Uncertainty Still Clouds Puerto Rico’s New Fiscal Agent
SAN JUAN — Uncertainty still shadows the current role of the commonwealth’s new fiscal agent, the Puerto Rico Fiscal Agency & Financial Authority, which was created upon the enactment of the island’s moratorium law.
In addition to the fiscal agent duties taken over from the Government Development Bank (GDB), the new entity is tasked with overseeing the commonwealth’s debt-restructuring efforts. But sources tied to La Fortaleza say things have been murky ever since the moratorium law was enacted, as the entity has no budget assigned and it is still unclear how, precisely, it would carry out its operations.

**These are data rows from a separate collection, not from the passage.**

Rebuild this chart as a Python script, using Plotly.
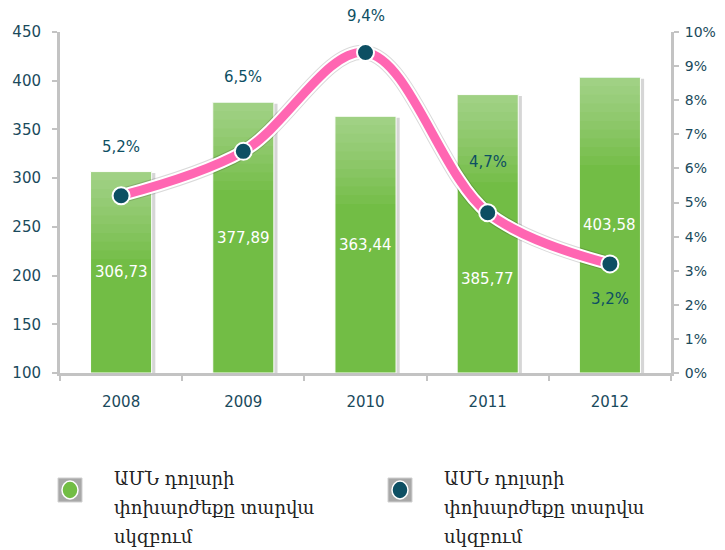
import plotly.graph_objects as go

years = ["2008", "2009", "2010", "2011", "2012"]
rates = [306.73, 377.89, 363.44, 385.77, 403.58]
pct = [5.2, 6.5, 9.4, 4.7, 3.2]
legend_lines = ["ԱՄՆ դոլարի", "փոխարժեքը տարվա", "սկզբում"]

TEAL = "#0d4f63"
GREEN = "#72bd45"
PINK = "#ff66b2"
GREY = "#c3c3c3"
AXIS_BASE = 100

# label offsets (pixels) – styling only
bar_label_shift = [0, 0, 0, -45, 0]
pct_label_shift = [49, 74, 36, 51, -35]

fig = go.Figure()

# soft shadow behind bars
fig.add_trace(go.Bar(
    x=years, y=[v - AXIS_BASE for v in rates], base=AXIS_BASE - 1.5,
    width=0.5, offset=-0.22,
    marker=dict(color="rgba(0,0,0,0.16)", line=dict(width=0)),
    showlegend=False, hoverinfo="skip",
))
# bars
fig.add_trace(go.Bar(
    x=years, y=[v - AXIS_BASE for v in rates], base=AXIS_BASE,
    width=0.5, marker=dict(color=GREEN, line=dict(color="white", width=1)),
    showlegend=False, hoverinfo="skip",
))
# light gradient at top of bars
steps = 10
for k in range(1, steps + 1):
    d = 9 * k
    fig.add_trace(go.Bar(
        x=years, y=[d] * len(rates), base=[v - d for v in rates],
        width=0.5, marker=dict(color="rgba(255,255,255,0.045)", line=dict(width=0)),
        showlegend=False, hoverinfo="skip",
    ))

# line with white halo
fig.add_trace(go.Scatter(
    x=years, y=pct, yaxis="y2", mode="lines",
    line=dict(color="rgba(0,0,0,0.15)", width=15, shape="spline", smoothing=1.0),
    showlegend=False, hoverinfo="skip",
))
fig.add_trace(go.Scatter(
    x=years, y=pct, yaxis="y2", mode="lines",
    line=dict(color="white", width=13, shape="spline", smoothing=1.0),
    showlegend=False, hoverinfo="skip",
))
fig.add_trace(go.Scatter(
    x=years, y=pct, yaxis="y2", mode="lines+markers",
    line=dict(color=PINK, width=9, shape="spline", smoothing=1.0),
    marker=dict(size=17, color=TEAL, line=dict(color="white", width=2)),
    showlegend=False, hoverinfo="skip",
))

# bar value labels
for i, (v, s) in enumerate(zip(rates, bar_label_shift)):
    fig.add_annotation(
        x=i, y=(AXIS_BASE + v) / 2, xref="x", yref="y",
        text=f"{v:.2f}".replace(".", ","), showarrow=False, yshift=s,
        font=dict(color="white", size=15, family="DejaVu Sans"),
    )

# percent labels
for i, (p, s) in enumerate(zip(pct, pct_label_shift)):
    fig.add_annotation(
        x=i, y=p, xref="x", yref="y2", text=f"{p:.1f}%".replace(".", ","),
        showarrow=False, yshift=s,
        font=dict(color=TEAL, size=15, family="DejaVu Sans"),
    )

axis_font = dict(color="#1a4a5c", size=15, family="DejaVu Sans")

fig.update_layout(
    width=717, height=542,
    margin=dict(l=52, r=54, t=24, b=177, autoexpand=False),
    paper_bgcolor="white", plot_bgcolor="white",
    barmode="overlay", showlegend=False,
    xaxis=dict(
        type="category", range=[-0.5, 4.5], showgrid=False,
        showline=True, linecolor=GREY, linewidth=3,
        ticks="outside", tickson="boundaries", ticklen=5, tickcolor=GREY, tickwidth=2,
        tickfont=axis_font, zeroline=False, ticklabelstandoff=13,
    ),
    yaxis=dict(
        range=[AXIS_BASE, 450], dtick=50, showgrid=False, zeroline=False,
        showline=True, linecolor=GREY, linewidth=3,
        ticks="outside", ticklen=5, tickcolor=GREY, tickwidth=2,
        tickfont=axis_font, automargin=False, ticklabelstandoff=8,
    ),
    yaxis2=dict(
        range=[0, 10], dtick=1, ticksuffix="%", overlaying="y", side="right",
        showgrid=False, zeroline=False,
        showline=True, linecolor=GREY, linewidth=3,
        ticks="outside", ticklen=5, tickcolor=GREY, tickwidth=2,
        tickfont=dict(color="#1a4a5c", size=14, family="DejaVu Sans"),
        automargin=False, ticklabelstandoff=3,
    ),
)

# manual legend (page pixel -> paper coords; plot area x 60..671, y 32..373)
def px(x):
    return (x - 60) / 611

def py(y):
    return (373 - y) / 341

for col, cx in [(GREEN, 70), (TEAL, 400)]:
    cy = 490
    fig.add_shape(type="rect", xref="paper", yref="paper",
                  x0=px(cx - 12), x1=px(cx + 12), y0=py(cy + 12), y1=py(cy - 12),
                  fillcolor="#a8a8a8", line=dict(color="#d0d0d0", width=1))
    fig.add_shape(type="circle", xref="paper", yref="paper",
                  x0=px(cx - 8), x1=px(cx + 8), y0=py(cy + 9), y1=py(cy - 9),
                  fillcolor=col, line=dict(color="white", width=1.5))
    for j, line in enumerate(legend_lines):
        fig.add_annotation(
            xref="paper", yref="paper", x=px(cx + 42), y=py(478 + 29 * j),
            xanchor="left", yanchor="middle", align="left", showarrow=False,
            text=line,
            font=dict(color="#222222", size=18, family="DejaVu Serif"),
        )

fig.write_html("out.html")
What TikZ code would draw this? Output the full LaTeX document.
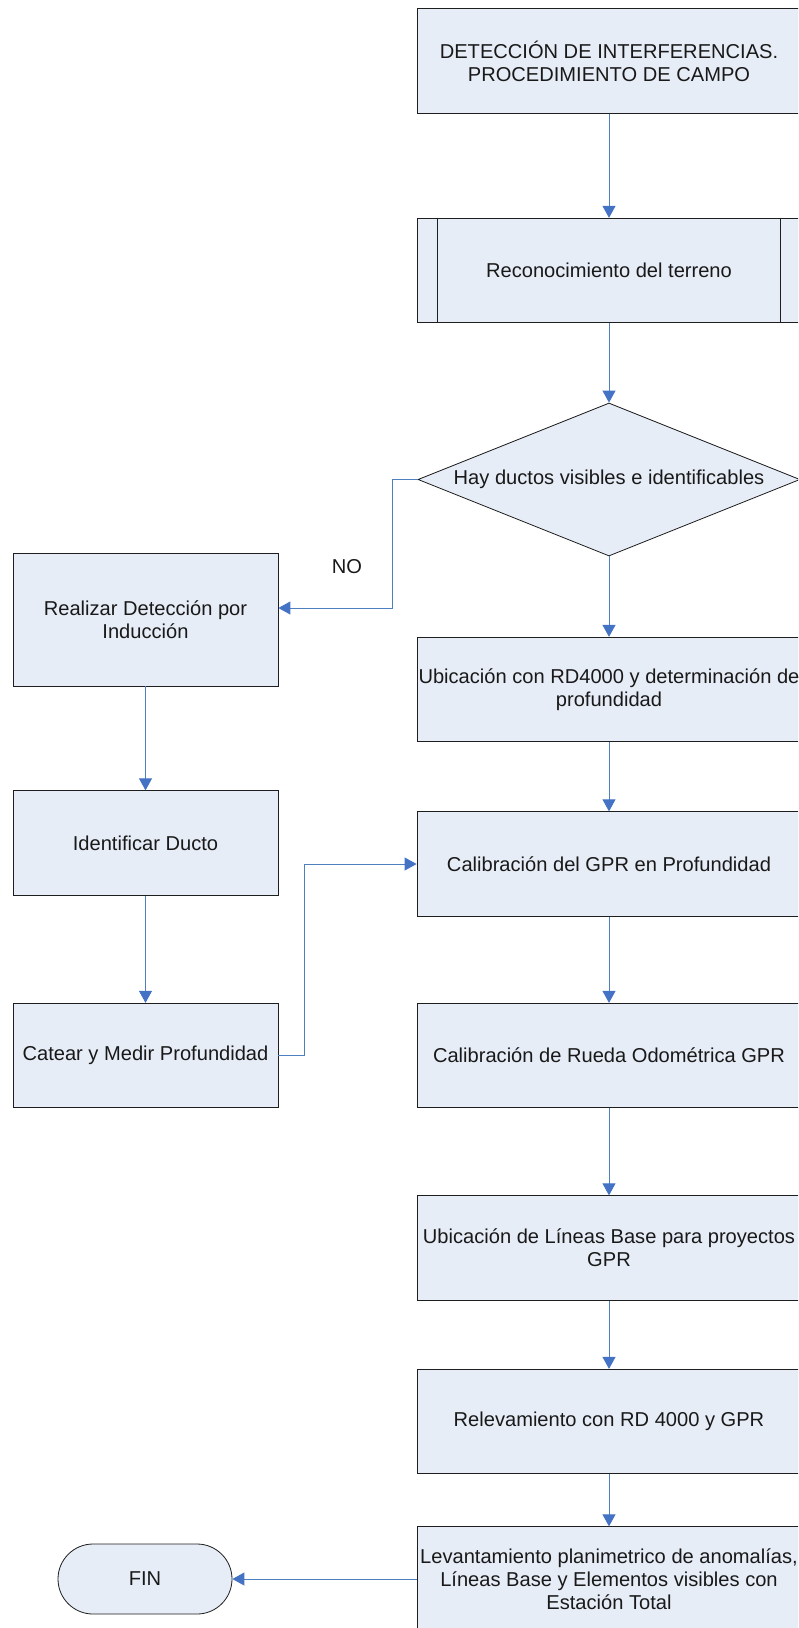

Secretary of State-designate Víctor Suárez — also executive director of the Puerto Rico Convention Center District Authority — was named last month by the governor as new chief and sole board member of the new fiscal agency. While the law doesn’t call for legislative confirmation of his designation, lawmakers considered at one point whether to amend the law to that effect.
It is also uncertain whether GDB President & Chairwoman Melba Acosta would continue to lead debt-restructuring talks with commonwealth creditors, or if Suárez has already taken lead on these efforts.
The moratorium legislation also provides for the new fiscal authority to take over all debt-restructuring-related contracts between the GDB and external advisers, including those for Millstein & Co., Cleary Gottlieb and Citigroup, some of the stateside firms running point on Puerto Rico’s debt-restructuring efforts with its creditors.
The law further establishes it could bring current GDB employees onboard, while honoring the terms and conditions of employment in effect at the time of the transfer, including any acquired rights, privileges, obligations and seniority.
Meanwhile, as of this writing, La Fortaleza has yet to fill several vacancies at the GDB’s board, deliver a budget plan for fiscal year 2017, which begins July 1, and release audited financial statements for fiscal 2014 and 2015. In explaining the delays, the García Padilla administration has singled out the atypical circumstances that currently affect the island.